Brasil: procura-se um santo

14/03/2016 16:12 - Diálogos e Debate
Por Diálogos & Debate

          O Brasil chegou ao pior dos consensos e a pior das divergências. O consenso em torno de um projeto econômico que já não é mais objeto de discussão pelos atores políticos, nos leva a discutir apenas que partido ou coalisão teria mais capital político para implementá-lo.

                A divergência, portanto, assume um caráter inócuo e subjetivo na medida em que não estamos mais debatendo um projeto de país e sim, quem vai implantar um programa e uma agenda que é supostamente o produto de um consenso nacional.

É forçosamente, nesses momentos, que uma sociedade reduz o debate político a uma questão meramente moral.

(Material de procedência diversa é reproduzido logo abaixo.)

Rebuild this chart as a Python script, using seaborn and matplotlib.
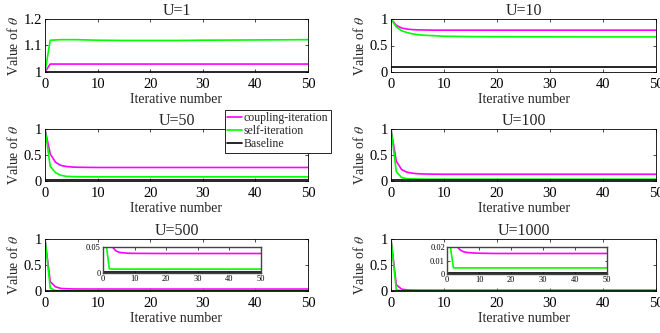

          Quando um debate político se reduz aos aspectos morais numa democracia jovem, caracterizada pela promiscuidade da relação entre agentes públicos e privados, pavimenta-se, então, o caminho perfeito para a judicialização da política.

          As duas últimas décadas redesenharam o perfil das principais agremiações políticas no Brasil de modo a operar uma falsa dualidade ideológica entre o PT e o PSDB, caracterizando uma espécie de bipartidarismo arbitrado por uma terceira força política encarnada no PMDB, que retiraria a sua força da sua lógica cartorial.

          De alguma maneira, a falsidade desse antagonismo, precisamente no momento atual, se assemelha com a também falsa dicotomia entre conservadores e liberais nos tempos imemoriais do império.

          Do ponto de vista sociológico, se levássemos a sério essa dualidade, seria forçoso observar que ela estaria condenada ao fracasso, pois, um país com formação e demandas tão complexas jamais caberia nessa agenda esquemática e propositalmente polarizada.

          Ao chegar ao poder no inicio dos anos 2000, O PT já havia abandonado, por meio de sua direção majoritária, boa parte da semiose classista que esteve na base da sua formação e tinha incorporado na esfera discursiva o programa social democrata que ironicamente está nos alicerces de formação do PSDB.

          O movimento pendular que levou o PT a incorporar o discurso socialdemocrata o levou rapidamente a assimilar uma agenda de direita na qual a interlocução com o trabalhador foi substituída pela interlocução com o povo e o discurso da luta de classes foi substituído pelo discurso da conciliação que resgatava a utopia de humanização do capital.

          Em meio a revezes eleitorais e assistindo a corrosão do diálogo com a sua base social original, o PSDB se viu empurrado para a extrema direita e aceitou ser instrumentalizado por essas forças conservadoras.

          A despeito dos sentimentos e paixões que se tornam mais agudos em determinados momentos, há muito que o PSDB e o PT pauperizaram o vocabulário político e unificaram grande parte da sua agenda econômica; o discurso pauperizado precarizou ainda mais a inteligibilidade da sociedade sobre os nossos reais e dramáticos problemas.

          A inteligência nacional que se origina desse debate distorcido é essa que hoje vaga a procura de um santo para encaminhar a resolução dos problemas nacionais. E é ai que os problemas começam.